-- start EXTRACTED DATA --

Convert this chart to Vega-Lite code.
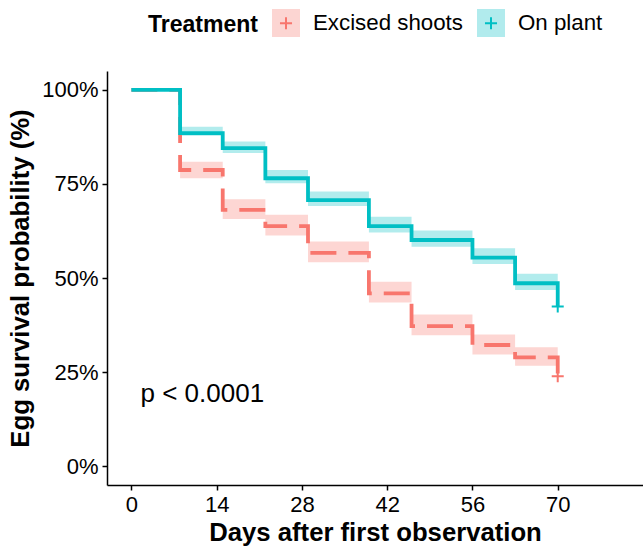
{
  "$schema": "https://vega.github.io/schema/vega-lite/v6.json",
  "width": 536,
  "height": 414,
  "autosize": {"type": "none"},
  "padding": {"left": 107, "top": 71, "right": 0, "bottom": 65},
  "background": "white",
  "datasets": {
    "km": [
      {"Treatment": "Excised shoots", "day": 0, "surv": 100},
      {"Treatment": "Excised shoots", "day": 8, "surv": 78.7},
      {"Treatment": "Excised shoots", "day": 15, "surv": 68.1},
      {"Treatment": "Excised shoots", "day": 22, "surv": 63.8},
      {"Treatment": "Excised shoots", "day": 29, "surv": 56.7},
      {"Treatment": "Excised shoots", "day": 39, "surv": 45.9},
      {"Treatment": "Excised shoots", "day": 46, "surv": 37.2},
      {"Treatment": "Excised shoots", "day": 56, "surv": 32.2},
      {"Treatment": "Excised shoots", "day": 63, "surv": 28.9},
      {"Treatment": "Excised shoots", "day": 70, "surv": 23.9},
      {"Treatment": "On plant", "day": 0, "surv": 100},
      {"Treatment": "On plant", "day": 8, "surv": 88.5},
      {"Treatment": "On plant", "day": 15, "surv": 84.5},
      {"Treatment": "On plant", "day": 22, "surv": 76.5},
      {"Treatment": "On plant", "day": 29, "surv": 70.7},
      {"Treatment": "On plant", "day": 39, "surv": 63.8},
      {"Treatment": "On plant", "day": 46, "surv": 60.1},
      {"Treatment": "On plant", "day": 56, "surv": 55.4},
      {"Treatment": "On plant", "day": 63, "surv": 48.6},
      {"Treatment": "On plant", "day": 70, "surv": 42.4}
    ],
    "bands": [
      {"Treatment": "Excised shoots", "day": 8, "lo": 76.5, "hi": 80.9},
      {"Treatment": "Excised shoots", "day": 15, "lo": 65.7, "hi": 70.9},
      {"Treatment": "Excised shoots", "day": 22, "lo": 61.3, "hi": 66.8},
      {"Treatment": "Excised shoots", "day": 29, "lo": 54.2, "hi": 59.7},
      {"Treatment": "Excised shoots", "day": 39, "lo": 43.5, "hi": 49.0},
      {"Treatment": "Excised shoots", "day": 46, "lo": 34.8, "hi": 40.3},
      {"Treatment": "Excised shoots", "day": 56, "lo": 29.7, "hi": 35.0},
      {"Treatment": "Excised shoots", "day": 63, "lo": 26.7, "hi": 31.6},
      {"Treatment": "Excised shoots", "day": 70, "lo": 26.7, "hi": 31.6},
      {"Treatment": "On plant", "day": 8, "lo": 87.8, "hi": 90.2},
      {"Treatment": "On plant", "day": 15, "lo": 83.2, "hi": 86.3},
      {"Treatment": "On plant", "day": 22, "lo": 75.2, "hi": 78.7},
      {"Treatment": "On plant", "day": 29, "lo": 69.1, "hi": 73.0},
      {"Treatment": "On plant", "day": 39, "lo": 62.1, "hi": 66.3},
      {"Treatment": "On plant", "day": 46, "lo": 58.3, "hi": 62.6},
      {"Treatment": "On plant", "day": 56, "lo": 53.7, "hi": 57.9},
      {"Treatment": "On plant", "day": 63, "lo": 46.8, "hi": 51.1},
      {"Treatment": "On plant", "day": 70, "lo": 46.8, "hi": 51.1}
    ],
    "censor": [
      {"Treatment": "Excised shoots", "day": 70, "surv": 23.9},
      {"Treatment": "On plant", "day": 70, "surv": 42.4}
    ],
    "pval": [
      {"day": 1.5, "surv": 17.1, "label": "p < 0.0001"}
    ]
  },
  "layer": [
    {
      "data": {"name": "bands"},
      "mark": {"type": "area", "interpolate": "step-after", "opacity": 0.3},
      "encoding": {
        "x": {"field": "day", "type": "quantitative", "scale": {"domain": [-4, 84], "nice": false, "zero": false},
              "axis": {"values": [0, 14, 28, 42, 56, 70], "title": "Days after first observation"}},
        "y": {"field": "lo", "type": "quantitative", "scale": {"domain": [-5, 105], "nice": false, "zero": false},
              "axis": {"values": [0, 25, 50, 75, 100], "labelExpr": "datum.value + '%'", "title": "Egg survival probability (%)"}},
        "y2": {"field": "hi"},
        "fill": {"field": "Treatment", "type": "nominal",
                 "scale": {"domain": ["Excised shoots", "On plant"], "range": ["#F8766D", "#00BFC4"]},
                 "legend": {
                   "title": "Treatment",
                   "zindex": 0,
                   "legendX": 41,
                   "titleOrient": "left",
                   "titleAnchor": "middle",
                   "titleBaseline": "middle",
                   "titlePadding": 13,
                   "labelOffset": 12,
                   "columnPadding": 10,
                   "symbolType": "square",
                   "symbolStrokeColor": "transparent",
                   "encode": {"symbols": {"update": {"fillOpacity": {"value": 0.3}, "strokeOpacity": {"value": 0}, "opacity": {"value": 1}}}}
                 }}
      }
    },
    {
      "data": {"name": "km"},
      "mark": {"type": "line", "interpolate": "step-after", "strokeWidth": 3.8},
      "encoding": {
        "x": {"field": "day", "type": "quantitative"},
        "y": {"field": "surv", "type": "quantitative"},
        "stroke": {"field": "Treatment", "type": "nominal",
                   "scale": {"domain": ["On plant", "Excised shoots"], "range": ["#00BFC4", "#F8766D"]},
                   "legend": {
                     "title": null,
                     "values": ["Excised shoots", "On plant"],
                     "zindex": 1,
                     "legendX": 164,
                     "labelExpr": "''",
                     "labelOffset": 0,
                     "columnPadding": 175,
                     "symbolType": "M-0.43,0H0.43M0,-0.43V0.43",
                     "encode": {"symbols": {"update": {"fill": {"value": "transparent"}, "opacity": {"value": 1}, "strokeOpacity": {"value": 1}, "strokeWidth": {"value": 2}}}}
                   }},
        "strokeDash": {"field": "Treatment", "type": "nominal",
                       "scale": {"domain": ["Excised shoots", "On plant"], "range": [[26, 12], [1, 0]]},
                       "legend": null},
        "order": {"field": "day"}
      }
    },
    {
      "data": {"name": "censor"},
      "mark": {"type": "point", "shape": "M-1,0H1M0,-1V1", "filled": false, "size": 144, "strokeWidth": 2, "opacity": 1},
      "encoding": {
        "x": {"field": "day", "type": "quantitative"},
        "y": {"field": "surv", "type": "quantitative"},
        "stroke": {"field": "Treatment", "type": "nominal"}
      }
    },
    {
      "data": {"name": "pval"},
      "mark": {"type": "text", "align": "left", "baseline": "alphabetic", "fontSize": 26, "font": "Liberation Sans", "color": "black"},
      "encoding": {
        "x": {"field": "day", "type": "quantitative"},
        "y": {"field": "surv", "type": "quantitative"},
        "text": {"field": "label"}
      }
    }
  ],
  "config": {
    "view": {"stroke": null},
    "font": "Liberation Sans",
    "axis": {
      "grid": false,
      "domainColor": "black",
      "domainWidth": 1.5,
      "tickColor": "black",
      "tickWidth": 1.5,
      "tickSize": 5,
      "labelFont": "Liberation Sans",
      "labelFontSize": 22,
      "labelColor": "black",
      "labelPadding": 4,
      "titleFont": "Liberation Sans",
      "titleFontSize": 25.7,
      "titleFontWeight": "bold",
      "titleColor": "black"
    },
    "axisY": {"titlePadding": 8},
    "axisX": {"titlePadding": 5, "labelFlush": false},
    "legend": {
      "orient": "none",
      "legendY": -63,
      "direction": "horizontal",
      "symbolSize": 784,
      "symbolStrokeWidth": 2,
      "padding": 0,
      "labelFont": "Liberation Sans",
      "labelFontSize": 22.3,
      "labelColor": "black",
      "titleFont": "Liberation Sans",
      "titleFontSize": 23,
      "titleFontWeight": "bold",
      "titleColor": "black"
    }
  }
}
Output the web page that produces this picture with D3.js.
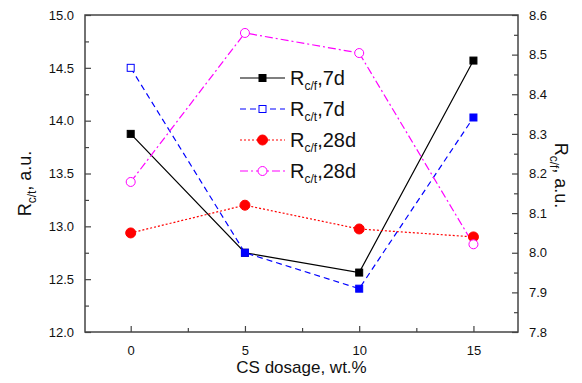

-- end EXTRACTED DATA --

All of the material above needs to be restated exactly, with no pictures.

Convert this chart to Vega-Lite code.
{
  "$schema": "https://vega.github.io/schema/vega-lite/v6.json",
  "width": 536,
  "height": 414,
  "autosize": {"type": "none"},
  "padding": {"left": 107, "top": 71, "right": 0, "bottom": 65},
  "background": "white",
  "datasets": {
    "km": [
      {"Treatment": "Excised shoots", "day": 0, "surv": 100},
      {"Treatment": "Excised shoots", "day": 8, "surv": 78.7},
      {"Treatment": "Excised shoots", "day": 15, "surv": 68.1},
      {"Treatment": "Excised shoots", "day": 22, "surv": 63.8},
      {"Treatment": "Excised shoots", "day": 29, "surv": 56.7},
      {"Treatment": "Excised shoots", "day": 39, "surv": 45.9},
      {"Treatment": "Excised shoots", "day": 46, "surv": 37.2},
      {"Treatment": "Excised shoots", "day": 56, "surv": 32.2},
      {"Treatment": "Excised shoots", "day": 63, "surv": 28.9},
      {"Treatment": "Excised shoots", "day": 70, "surv": 23.9},
      {"Treatment": "On plant", "day": 0, "surv": 100},
      {"Treatment": "On plant", "day": 8, "surv": 88.5},
      {"Treatment": "On plant", "day": 15, "surv": 84.5},
      {"Treatment": "On plant", "day": 22, "surv": 76.5},
      {"Treatment": "On plant", "day": 29, "surv": 70.7},
      {"Treatment": "On plant", "day": 39, "surv": 63.8},
      {"Treatment": "On plant", "day": 46, "surv": 60.1},
      {"Treatment": "On plant", "day": 56, "surv": 55.4},
      {"Treatment": "On plant", "day": 63, "surv": 48.6},
      {"Treatment": "On plant", "day": 70, "surv": 42.4}
    ],
    "bands": [
      {"Treatment": "Excised shoots", "day": 8, "lo": 76.5, "hi": 80.9},
      {"Treatment": "Excised shoots", "day": 15, "lo": 65.7, "hi": 70.9},
      {"Treatment": "Excised shoots", "day": 22, "lo": 61.3, "hi": 66.8},
      {"Treatment": "Excised shoots", "day": 29, "lo": 54.2, "hi": 59.7},
      {"Treatment": "Excised shoots", "day": 39, "lo": 43.5, "hi": 49.0},
      {"Treatment": "Excised shoots", "day": 46, "lo": 34.8, "hi": 40.3},
      {"Treatment": "Excised shoots", "day": 56, "lo": 29.7, "hi": 35.0},
      {"Treatment": "Excised shoots", "day": 63, "lo": 26.7, "hi": 31.6},
      {"Treatment": "Excised shoots", "day": 70, "lo": 26.7, "hi": 31.6},
      {"Treatment": "On plant", "day": 8, "lo": 87.8, "hi": 90.2},
      {"Treatment": "On plant", "day": 15, "lo": 83.2, "hi": 86.3},
      {"Treatment": "On plant", "day": 22, "lo": 75.2, "hi": 78.7},
      {"Treatment": "On plant", "day": 29, "lo": 69.1, "hi": 73.0},
      {"Treatment": "On plant", "day": 39, "lo": 62.1, "hi": 66.3},
      {"Treatment": "On plant", "day": 46, "lo": 58.3, "hi": 62.6},
      {"Treatment": "On plant", "day": 56, "lo": 53.7, "hi": 57.9},
      {"Treatment": "On plant", "day": 63, "lo": 46.8, "hi": 51.1},
      {"Treatment": "On plant", "day": 70, "lo": 46.8, "hi": 51.1}
    ],
    "censor": [
      {"Treatment": "Excised shoots", "day": 70, "surv": 23.9},
      {"Treatment": "On plant", "day": 70, "surv": 42.4}
    ],
    "pval": [
      {"day": 1.5, "surv": 17.1, "label": "p < 0.0001"}
    ]
  },
  "layer": [
    {
      "data": {"name": "bands"},
      "mark": {"type": "area", "interpolate": "step-after", "opacity": 0.3},
      "encoding": {
        "x": {"field": "day", "type": "quantitative", "scale": {"domain": [-4, 84], "nice": false, "zero": false},
              "axis": {"values": [0, 14, 28, 42, 56, 70], "title": "Days after first observation"}},
        "y": {"field": "lo", "type": "quantitative", "scale": {"domain": [-5, 105], "nice": false, "zero": false},
              "axis": {"values": [0, 25, 50, 75, 100], "labelExpr": "datum.value + '%'", "title": "Egg survival probability (%)"}},
        "y2": {"field": "hi"},
        "fill": {"field": "Treatment", "type": "nominal",
                 "scale": {"domain": ["Excised shoots", "On plant"], "range": ["#F8766D", "#00BFC4"]},
                 "legend": {
                   "title": "Treatment",
                   "zindex": 0,
                   "legendX": 41,
                   "titleOrient": "left",
                   "titleAnchor": "middle",
                   "titleBaseline": "middle",
                   "titlePadding": 13,
                   "labelOffset": 12,
                   "columnPadding": 10,
                   "symbolType": "square",
                   "symbolStrokeColor": "transparent",
                   "encode": {"symbols": {"update": {"fillOpacity": {"value": 0.3}, "strokeOpacity": {"value": 0}, "opacity": {"value": 1}}}}
                 }}
      }
    },
    {
      "data": {"name": "km"},
      "mark": {"type": "line", "interpolate": "step-after", "strokeWidth": 3.8},
      "encoding": {
        "x": {"field": "day", "type": "quantitative"},
        "y": {"field": "surv", "type": "quantitative"},
        "stroke": {"field": "Treatment", "type": "nominal",
                   "scale": {"domain": ["On plant", "Excised shoots"], "range": ["#00BFC4", "#F8766D"]},
                   "legend": {
                     "title": null,
                     "values": ["Excised shoots", "On plant"],
                     "zindex": 1,
                     "legendX": 164,
                     "labelExpr": "''",
                     "labelOffset": 0,
                     "columnPadding": 175,
                     "symbolType": "M-0.43,0H0.43M0,-0.43V0.43",
                     "encode": {"symbols": {"update": {"fill": {"value": "transparent"}, "opacity": {"value": 1}, "strokeOpacity": {"value": 1}, "strokeWidth": {"value": 2}}}}
                   }},
        "strokeDash": {"field": "Treatment", "type": "nominal",
                       "scale": {"domain": ["Excised shoots", "On plant"], "range": [[26, 12], [1, 0]]},
                       "legend": null},
        "order": {"field": "day"}
      }
    },
    {
      "data": {"name": "censor"},
      "mark": {"type": "point", "shape": "M-1,0H1M0,-1V1", "filled": false, "size": 144, "strokeWidth": 2, "opacity": 1},
      "encoding": {
        "x": {"field": "day", "type": "quantitative"},
        "y": {"field": "surv", "type": "quantitative"},
        "stroke": {"field": "Treatment", "type": "nominal"}
      }
    },
    {
      "data": {"name": "pval"},
      "mark": {"type": "text", "align": "left", "baseline": "alphabetic", "fontSize": 26, "font": "Liberation Sans", "color": "black"},
      "encoding": {
        "x": {"field": "day", "type": "quantitative"},
        "y": {"field": "surv", "type": "quantitative"},
        "text": {"field": "label"}
      }
    }
  ],
  "config": {
    "view": {"stroke": null},
    "font": "Liberation Sans",
    "axis": {
      "grid": false,
      "domainColor": "black",
      "domainWidth": 1.5,
      "tickColor": "black",
      "tickWidth": 1.5,
      "tickSize": 5,
      "labelFont": "Liberation Sans",
      "labelFontSize": 22,
      "labelColor": "black",
      "labelPadding": 4,
      "titleFont": "Liberation Sans",
      "titleFontSize": 25.7,
      "titleFontWeight": "bold",
      "titleColor": "black"
    },
    "axisY": {"titlePadding": 8},
    "axisX": {"titlePadding": 5, "labelFlush": false},
    "legend": {
      "orient": "none",
      "legendY": -63,
      "direction": "horizontal",
      "symbolSize": 784,
      "symbolStrokeWidth": 2,
      "padding": 0,
      "labelFont": "Liberation Sans",
      "labelFontSize": 22.3,
      "labelColor": "black",
      "titleFont": "Liberation Sans",
      "titleFontSize": 23,
      "titleFontWeight": "bold",
      "titleColor": "black"
    }
  }
}
Output the web page that produces this picture with D3.js.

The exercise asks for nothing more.